--- BEGIN ---
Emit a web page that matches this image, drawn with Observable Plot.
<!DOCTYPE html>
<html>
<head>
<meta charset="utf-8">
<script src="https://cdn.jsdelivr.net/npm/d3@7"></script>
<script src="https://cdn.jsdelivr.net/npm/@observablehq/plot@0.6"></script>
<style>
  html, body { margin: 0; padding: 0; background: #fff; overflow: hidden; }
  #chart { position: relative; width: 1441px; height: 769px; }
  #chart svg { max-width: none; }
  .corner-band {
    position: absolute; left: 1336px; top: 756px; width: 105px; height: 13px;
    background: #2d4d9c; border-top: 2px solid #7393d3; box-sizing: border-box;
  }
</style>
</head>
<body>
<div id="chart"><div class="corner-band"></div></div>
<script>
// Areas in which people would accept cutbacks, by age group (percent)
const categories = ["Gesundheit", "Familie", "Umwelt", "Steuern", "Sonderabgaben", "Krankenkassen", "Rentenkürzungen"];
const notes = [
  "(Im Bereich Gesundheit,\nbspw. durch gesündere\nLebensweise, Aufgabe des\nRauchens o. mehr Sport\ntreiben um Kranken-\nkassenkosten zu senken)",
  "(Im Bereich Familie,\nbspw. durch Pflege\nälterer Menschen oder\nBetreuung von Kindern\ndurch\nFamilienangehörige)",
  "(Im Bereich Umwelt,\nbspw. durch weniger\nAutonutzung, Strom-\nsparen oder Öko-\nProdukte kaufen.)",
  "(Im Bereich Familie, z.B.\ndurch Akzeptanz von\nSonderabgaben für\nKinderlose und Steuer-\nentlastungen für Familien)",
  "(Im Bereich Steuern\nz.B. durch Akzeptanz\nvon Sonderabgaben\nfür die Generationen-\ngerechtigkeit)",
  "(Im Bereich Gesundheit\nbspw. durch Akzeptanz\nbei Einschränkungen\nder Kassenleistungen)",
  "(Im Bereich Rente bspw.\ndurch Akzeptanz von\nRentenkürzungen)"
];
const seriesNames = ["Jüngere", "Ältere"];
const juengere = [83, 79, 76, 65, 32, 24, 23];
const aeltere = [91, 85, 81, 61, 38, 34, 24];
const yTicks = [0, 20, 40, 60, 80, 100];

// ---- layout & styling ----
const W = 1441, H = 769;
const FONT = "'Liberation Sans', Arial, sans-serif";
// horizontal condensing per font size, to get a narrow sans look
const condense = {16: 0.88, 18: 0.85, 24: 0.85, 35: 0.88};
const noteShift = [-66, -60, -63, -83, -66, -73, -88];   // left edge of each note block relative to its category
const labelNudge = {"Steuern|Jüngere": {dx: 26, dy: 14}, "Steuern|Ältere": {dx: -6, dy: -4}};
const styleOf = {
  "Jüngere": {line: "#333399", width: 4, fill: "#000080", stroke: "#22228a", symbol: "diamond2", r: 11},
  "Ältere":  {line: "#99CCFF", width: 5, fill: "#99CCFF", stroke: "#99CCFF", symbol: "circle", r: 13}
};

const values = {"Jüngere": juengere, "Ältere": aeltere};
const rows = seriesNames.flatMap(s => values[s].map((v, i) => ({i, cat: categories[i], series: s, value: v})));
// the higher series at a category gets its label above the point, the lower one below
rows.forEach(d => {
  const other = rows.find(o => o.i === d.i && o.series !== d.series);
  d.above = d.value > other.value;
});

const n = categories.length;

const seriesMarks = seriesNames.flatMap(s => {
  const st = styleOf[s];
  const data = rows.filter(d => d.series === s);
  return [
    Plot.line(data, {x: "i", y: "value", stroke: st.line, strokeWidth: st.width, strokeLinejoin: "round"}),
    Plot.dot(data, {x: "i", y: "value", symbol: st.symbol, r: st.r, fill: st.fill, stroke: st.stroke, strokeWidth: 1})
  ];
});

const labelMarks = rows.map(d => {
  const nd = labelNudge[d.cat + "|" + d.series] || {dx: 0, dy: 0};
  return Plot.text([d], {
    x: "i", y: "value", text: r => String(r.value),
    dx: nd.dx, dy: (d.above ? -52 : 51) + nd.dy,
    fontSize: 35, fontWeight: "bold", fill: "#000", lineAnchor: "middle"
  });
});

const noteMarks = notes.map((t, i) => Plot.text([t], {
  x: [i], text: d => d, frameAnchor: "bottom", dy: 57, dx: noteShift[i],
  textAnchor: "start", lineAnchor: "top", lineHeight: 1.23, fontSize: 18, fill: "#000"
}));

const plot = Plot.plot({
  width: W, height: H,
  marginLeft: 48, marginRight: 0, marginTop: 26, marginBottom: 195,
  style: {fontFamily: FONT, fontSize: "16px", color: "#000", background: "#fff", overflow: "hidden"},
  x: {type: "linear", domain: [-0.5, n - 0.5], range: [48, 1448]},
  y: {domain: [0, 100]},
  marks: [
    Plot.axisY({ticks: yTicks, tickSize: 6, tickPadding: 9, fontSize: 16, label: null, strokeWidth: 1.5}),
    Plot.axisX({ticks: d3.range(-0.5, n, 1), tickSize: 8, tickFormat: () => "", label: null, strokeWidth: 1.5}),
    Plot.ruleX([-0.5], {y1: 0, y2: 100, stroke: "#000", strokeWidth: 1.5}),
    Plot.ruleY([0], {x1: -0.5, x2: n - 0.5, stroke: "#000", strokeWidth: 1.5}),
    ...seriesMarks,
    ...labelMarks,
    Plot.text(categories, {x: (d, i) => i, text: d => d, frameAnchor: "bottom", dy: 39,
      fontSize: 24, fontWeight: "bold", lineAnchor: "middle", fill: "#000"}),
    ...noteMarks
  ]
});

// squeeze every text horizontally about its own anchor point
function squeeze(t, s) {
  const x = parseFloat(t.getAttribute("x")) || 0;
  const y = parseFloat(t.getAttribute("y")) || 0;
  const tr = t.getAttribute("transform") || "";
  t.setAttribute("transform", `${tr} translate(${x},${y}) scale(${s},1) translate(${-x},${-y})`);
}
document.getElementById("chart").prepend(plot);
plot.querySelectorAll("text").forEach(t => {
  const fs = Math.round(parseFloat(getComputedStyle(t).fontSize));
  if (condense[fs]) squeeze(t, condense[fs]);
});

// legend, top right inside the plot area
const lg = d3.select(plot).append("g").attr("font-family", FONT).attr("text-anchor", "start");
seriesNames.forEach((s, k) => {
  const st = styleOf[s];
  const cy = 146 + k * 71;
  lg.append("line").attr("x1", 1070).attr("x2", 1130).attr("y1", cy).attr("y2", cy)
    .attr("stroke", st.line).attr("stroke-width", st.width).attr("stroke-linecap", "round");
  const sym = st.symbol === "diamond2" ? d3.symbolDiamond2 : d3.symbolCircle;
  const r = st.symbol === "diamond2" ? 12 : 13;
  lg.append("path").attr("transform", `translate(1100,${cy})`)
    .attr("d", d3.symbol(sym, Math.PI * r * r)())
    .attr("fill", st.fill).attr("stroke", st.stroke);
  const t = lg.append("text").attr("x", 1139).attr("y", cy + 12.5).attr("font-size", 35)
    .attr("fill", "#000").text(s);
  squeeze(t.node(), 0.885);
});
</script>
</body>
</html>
--- END ---
Type the material above out again, exactly.

- _Task response_
Emit a web page that matches this image, drawn with Observable Plot.
<!DOCTYPE html>
<html>
<head>
<meta charset="utf-8">
<script src="https://cdn.jsdelivr.net/npm/d3@7"></script>
<script src="https://cdn.jsdelivr.net/npm/@observablehq/plot@0.6"></script>
<style>
  html, body { margin: 0; padding: 0; background: #fff; overflow: hidden; }
  #chart { position: relative; width: 1441px; height: 769px; }
  #chart svg { max-width: none; }
  .corner-band {
    position: absolute; left: 1336px; top: 756px; width: 105px; height: 13px;
    background: #2d4d9c; border-top: 2px solid #7393d3; box-sizing: border-box;
  }
</style>
</head>
<body>
<div id="chart"><div class="corner-band"></div></div>
<script>
// Areas in which people would accept cutbacks, by age group (percent)
const categories = ["Gesundheit", "Familie", "Umwelt", "Steuern", "Sonderabgaben", "Krankenkassen", "Rentenkürzungen"];
const notes = [
  "(Im Bereich Gesundheit,\nbspw. durch gesündere\nLebensweise, Aufgabe des\nRauchens o. mehr Sport\ntreiben um Kranken-\nkassenkosten zu senken)",
  "(Im Bereich Familie,\nbspw. durch Pflege\nälterer Menschen oder\nBetreuung von Kindern\ndurch\nFamilienangehörige)",
  "(Im Bereich Umwelt,\nbspw. durch weniger\nAutonutzung, Strom-\nsparen oder Öko-\nProdukte kaufen.)",
  "(Im Bereich Familie, z.B.\ndurch Akzeptanz von\nSonderabgaben für\nKinderlose und Steuer-\nentlastungen für Familien)",
  "(Im Bereich Steuern\nz.B. durch Akzeptanz\nvon Sonderabgaben\nfür die Generationen-\ngerechtigkeit)",
  "(Im Bereich Gesundheit\nbspw. durch Akzeptanz\nbei Einschränkungen\nder Kassenleistungen)",
  "(Im Bereich Rente bspw.\ndurch Akzeptanz von\nRentenkürzungen)"
];
const seriesNames = ["Jüngere", "Ältere"];
const juengere = [83, 79, 76, 65, 32, 24, 23];
const aeltere = [91, 85, 81, 61, 38, 34, 24];
const yTicks = [0, 20, 40, 60, 80, 100];

// ---- layout & styling ----
const W = 1441, H = 769;
const FONT = "'Liberation Sans', Arial, sans-serif";
// horizontal condensing per font size, to get a narrow sans look
const condense = {16: 0.88, 18: 0.85, 24: 0.85, 35: 0.88};
const noteShift = [-66, -60, -63, -83, -66, -73, -88];   // left edge of each note block relative to its category
const labelNudge = {"Steuern|Jüngere": {dx: 26, dy: 14}, "Steuern|Ältere": {dx: -6, dy: -4}};
const styleOf = {
  "Jüngere": {line: "#333399", width: 4, fill: "#000080", stroke: "#22228a", symbol: "diamond2", r: 11},
  "Ältere":  {line: "#99CCFF", width: 5, fill: "#99CCFF", stroke: "#99CCFF", symbol: "circle", r: 13}
};

const values = {"Jüngere": juengere, "Ältere": aeltere};
const rows = seriesNames.flatMap(s => values[s].map((v, i) => ({i, cat: categories[i], series: s, value: v})));
// the higher series at a category gets its label above the point, the lower one below
rows.forEach(d => {
  const other = rows.find(o => o.i === d.i && o.series !== d.series);
  d.above = d.value > other.value;
});

const n = categories.length;

const seriesMarks = seriesNames.flatMap(s => {
  const st = styleOf[s];
  const data = rows.filter(d => d.series === s);
  return [
    Plot.line(data, {x: "i", y: "value", stroke: st.line, strokeWidth: st.width, strokeLinejoin: "round"}),
    Plot.dot(data, {x: "i", y: "value", symbol: st.symbol, r: st.r, fill: st.fill, stroke: st.stroke, strokeWidth: 1})
  ];
});

const labelMarks = rows.map(d => {
  const nd = labelNudge[d.cat + "|" + d.series] || {dx: 0, dy: 0};
  return Plot.text([d], {
    x: "i", y: "value", text: r => String(r.value),
    dx: nd.dx, dy: (d.above ? -52 : 51) + nd.dy,
    fontSize: 35, fontWeight: "bold", fill: "#000", lineAnchor: "middle"
  });
});

const noteMarks = notes.map((t, i) => Plot.text([t], {
  x: [i], text: d => d, frameAnchor: "bottom", dy: 57, dx: noteShift[i],
  textAnchor: "start", lineAnchor: "top", lineHeight: 1.23, fontSize: 18, fill: "#000"
}));

const plot = Plot.plot({
  width: W, height: H,
  marginLeft: 48, marginRight: 0, marginTop: 26, marginBottom: 195,
  style: {fontFamily: FONT, fontSize: "16px", color: "#000", background: "#fff", overflow: "hidden"},
  x: {type: "linear", domain: [-0.5, n - 0.5], range: [48, 1448]},
  y: {domain: [0, 100]},
  marks: [
    Plot.axisY({ticks: yTicks, tickSize: 6, tickPadding: 9, fontSize: 16, label: null, strokeWidth: 1.5}),
    Plot.axisX({ticks: d3.range(-0.5, n, 1), tickSize: 8, tickFormat: () => "", label: null, strokeWidth: 1.5}),
    Plot.ruleX([-0.5], {y1: 0, y2: 100, stroke: "#000", strokeWidth: 1.5}),
    Plot.ruleY([0], {x1: -0.5, x2: n - 0.5, stroke: "#000", strokeWidth: 1.5}),
    ...seriesMarks,
    ...labelMarks,
    Plot.text(categories, {x: (d, i) => i, text: d => d, frameAnchor: "bottom", dy: 39,
      fontSize: 24, fontWeight: "bold", lineAnchor: "middle", fill: "#000"}),
    ...noteMarks
  ]
});

// squeeze every text horizontally about its own anchor point
function squeeze(t, s) {
  const x = parseFloat(t.getAttribute("x")) || 0;
  const y = parseFloat(t.getAttribute("y")) || 0;
  const tr = t.getAttribute("transform") || "";
  t.setAttribute("transform", `${tr} translate(${x},${y}) scale(${s},1) translate(${-x},${-y})`);
}
document.getElementById("chart").prepend(plot);
plot.querySelectorAll("text").forEach(t => {
  const fs = Math.round(parseFloat(getComputedStyle(t).fontSize));
  if (condense[fs]) squeeze(t, condense[fs]);
});

// legend, top right inside the plot area
const lg = d3.select(plot).append("g").attr("font-family", FONT).attr("text-anchor", "start");
seriesNames.forEach((s, k) => {
  const st = styleOf[s];
  const cy = 146 + k * 71;
  lg.append("line").attr("x1", 1070).attr("x2", 1130).attr("y1", cy).attr("y2", cy)
    .attr("stroke", st.line).attr("stroke-width", st.width).attr("stroke-linecap", "round");
  const sym = st.symbol === "diamond2" ? d3.symbolDiamond2 : d3.symbolCircle;
  const r = st.symbol === "diamond2" ? 12 : 13;
  lg.append("path").attr("transform", `translate(1100,${cy})`)
    .attr("d", d3.symbol(sym, Math.PI * r * r)())
    .attr("fill", st.fill).attr("stroke", st.stroke);
  const t = lg.append("text").attr("x", 1139).attr("y", cy + 12.5).attr("font-size", 35)
    .attr("fill", "#000").text(s);
  squeeze(t.node(), 0.885);
});
</script>
</body>
</html>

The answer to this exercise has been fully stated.